Living in Saint Paul, I have never felt the odd inferiority complex some Saint Paulites exhibit when comparisons to their sister city across the river are brought up…because there’s no comparison. Minneapolis is a cold, manipulative, and calculating place. Let me tell you how.
On Friday, Blois and I had a meeting in Minneapolis to pitch a potential client. We drove separately because the meeting was at 4 p.m. and neither of us were planning on returning to the office after the meeting.
So Blois, driving ahead of me, found a couple of open meters on…I think it was 2nd Street. I pulled into the second slot, turned off the engine and got out of the Jeep.
What’s the first thing you do when you park at a meter? You look at it, right?
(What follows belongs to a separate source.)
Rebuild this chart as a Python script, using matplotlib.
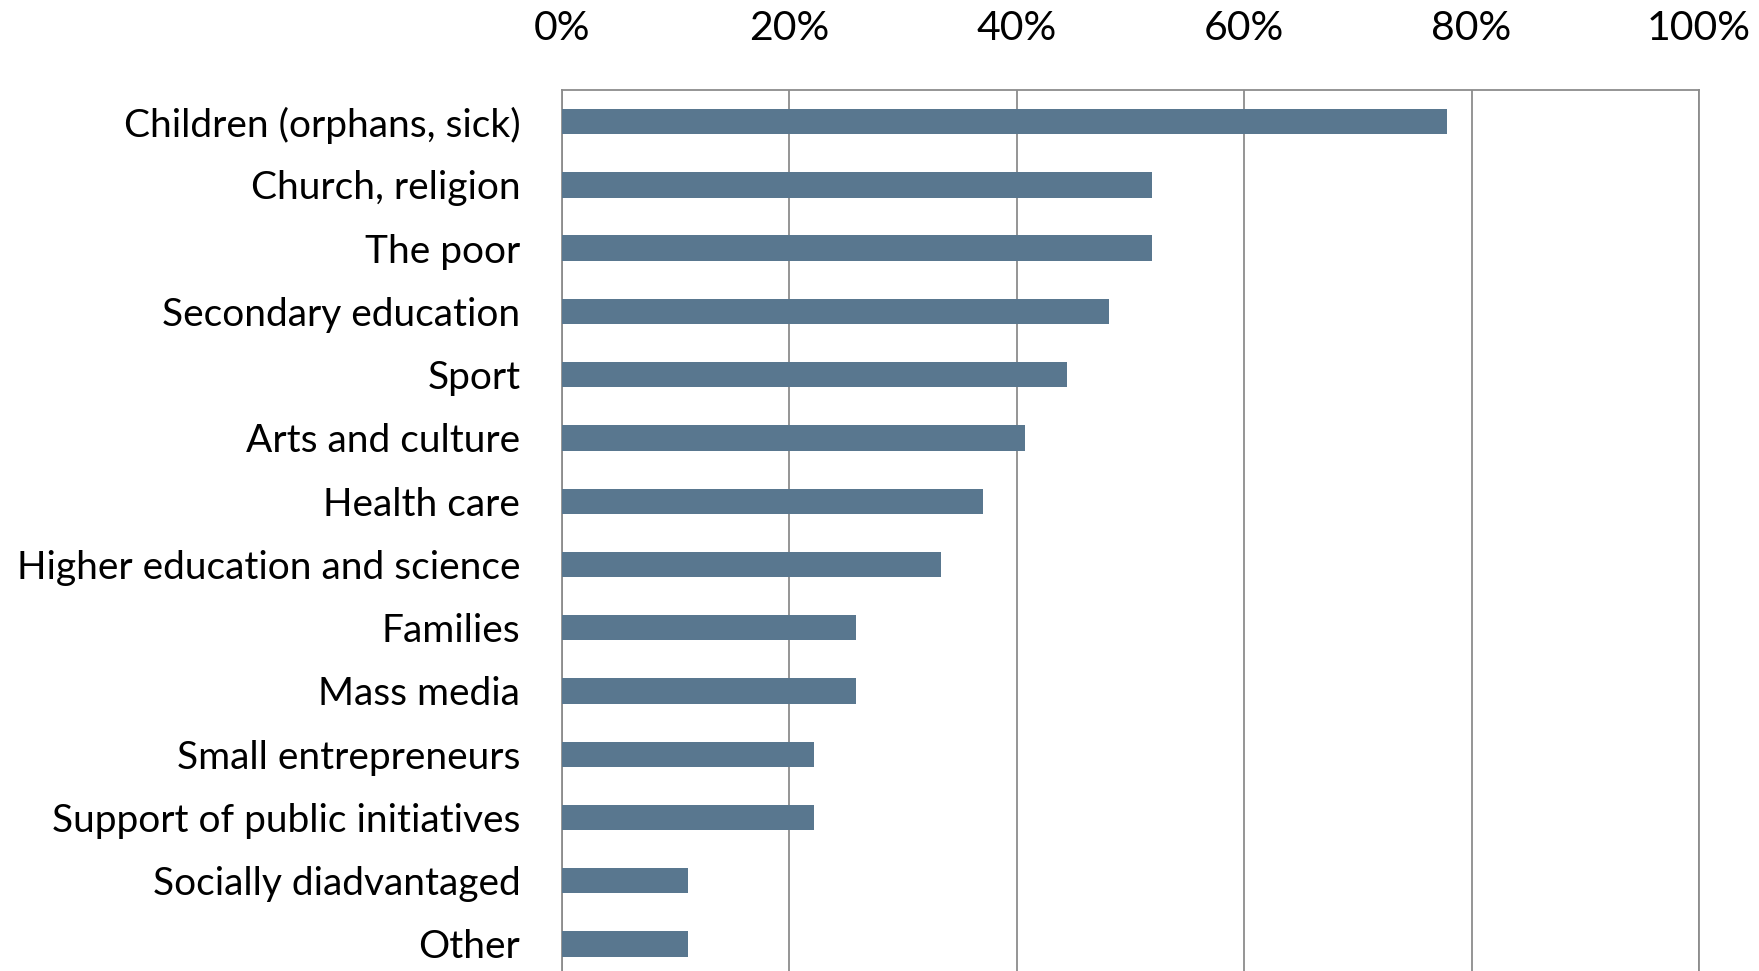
import matplotlib
matplotlib.use("Agg")
import matplotlib.pyplot as plt
from matplotlib.ticker import FuncFormatter

# share of respondents supporting each cause
categories = [
    "Children (orphans, sick)",
    "Church, religion",
    "The poor",
    "Secondary education",
    "Sport",
    "Arts and culture",
    "Health care",
    "Higher education and science",
    "Families",
    "Mass media",
    "Small entrepreneurs",
    "Support of public initiatives",
    "Socially diadvantaged",
    "Other",
]
shares = [77.8, 51.9, 51.9, 48.1, 44.4, 40.7, 37.0, 33.3, 25.9, 25.9, 22.2, 22.2, 11.1, 11.1]
xticks = [0, 20, 40, 60, 80, 100]

plt.rcParams["font.family"] = ["Lato", "DejaVu Sans"]

W, H = 1759, 971
fig = plt.figure(figsize=(W / 100, H / 100), dpi=100)
left, right, top, bottom = 562, 1699, 90, 975.6
ax = fig.add_axes([left / W, 1 - bottom / H, (right - left) / W, (bottom - top) / H])

grid_col = "#8c8c8c"
ax.barh(range(len(categories)), shares, height=0.4, color="#59778f", zorder=3)
ax.set_xlim(0, 100)
ax.set_ylim(len(categories) - 0.5, -0.5)

ax.set_xticks(xticks)
ax.xaxis.set_major_formatter(FuncFormatter(lambda v, p: f"{v:.0f}%"))
ax.xaxis.tick_top()
ax.tick_params(axis="x", length=0, pad=31, labelsize=29.5)
ax.set_yticks(range(len(categories)))
ax.set_yticklabels(categories)
ax.tick_params(axis="y", length=0, pad=30, labelsize=28)
ax.grid(axis="x", color=grid_col, linewidth=1.3, zorder=1)

for side in ["left", "right", "top"]:
    ax.spines[side].set_color(grid_col)
    ax.spines[side].set_linewidth(1.3)
ax.spines["bottom"].set_visible(False)

fig.savefig("out.png", dpi=100)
You go up to it and find out when the meter is enforced and if you need to plug in some quarters, you do. I look at the meter and it says that it is enforced until 4 p.m.
Our meeting was at four and we were running a tad late. It was after four. We were good to go.
After the meeting, Blois and I are walking down 2nd Street and Blois notices a tow truck where we had parked our cars. I can’t see my Jeep. We run over to the tow truck and the guy is getting ready to hook up the cable to pull Blois’ vehicle up onto the flatbed part of his truck. Blois tells the guy he doesn’t need to tow, that it’s his car and we’re going to leave.
But the guy would have none of it. All I can think about is the $180 it cost me the last time Minneapolis towed my Jeep.
Slowly filling with righteous rage, Blois and I point out that the meters say they are not enforced after 4 p.m. and we parked there after four peee emmmmm. But the towing guy points out a street sign indicating that there’s no stopping between 4 and 6 p.m. We hadn’t even noticed the sign because, you know, you get confirmation from the meter and then what else do you need? Nothing.
Contradictory signs appears to be a way to create revenue for Minneapolis. Thanks, Rybak.
The towing guy says he’ll give us a ride to the impound lot and I guess we should be thankful for that. We get in the truck and though grumbling about our ordeal, Blois is entirely gracious with the guy, saying he understands that the guy’s just doing his job.
All I can muster is a “I hate Minneapolis.” I’m not feeling particularly gracious.
“Yeah, I hate Minneapolis, too,” the towing guy says. It looks like he’s got a pinch of Copenhagen between his gums. Crackly old school Country Western music sprays out from the AM band. “I’ve been stabbed and shot in Minneapolis. My wife came down with brain cancer and she died three weeks ago,” he tells us.
“Dude, I’m so sorry,” Blois says.
Either the tower’s travails puts everything in perfect and proper perspective, or he’s got a foolproof way to shut disgruntled people up.
We get to the impound lot and I step up to the bulletproof window to pay the goddamn city to get my Jeep back as a result of their intentionally misleading signs and find out the damage is $138.
“You’ve dropped your prices. I wasn’t expecting that much,” I say as the guy at the window slips my driver’s license back to me through the slit in the glass. I write out the check and slip it to him.
“And you’ll need to get this taken care of within the next week,” he says, slipping a ticket to me through the glass. It’s for $34.
“That’s more like it,” I say, stuff it in my pocket, and head outside to find my Jeep.
I can’t get out of the horrid city fast enough; but not too fast, because, God knows, I’ll get a ticket for speeding. I breathe a sigh of relief as I cross the border from the hostile Minneapolis into the warm and welcoming embrace of my city, Saint Paul, a place where I’ll never worry about being towed.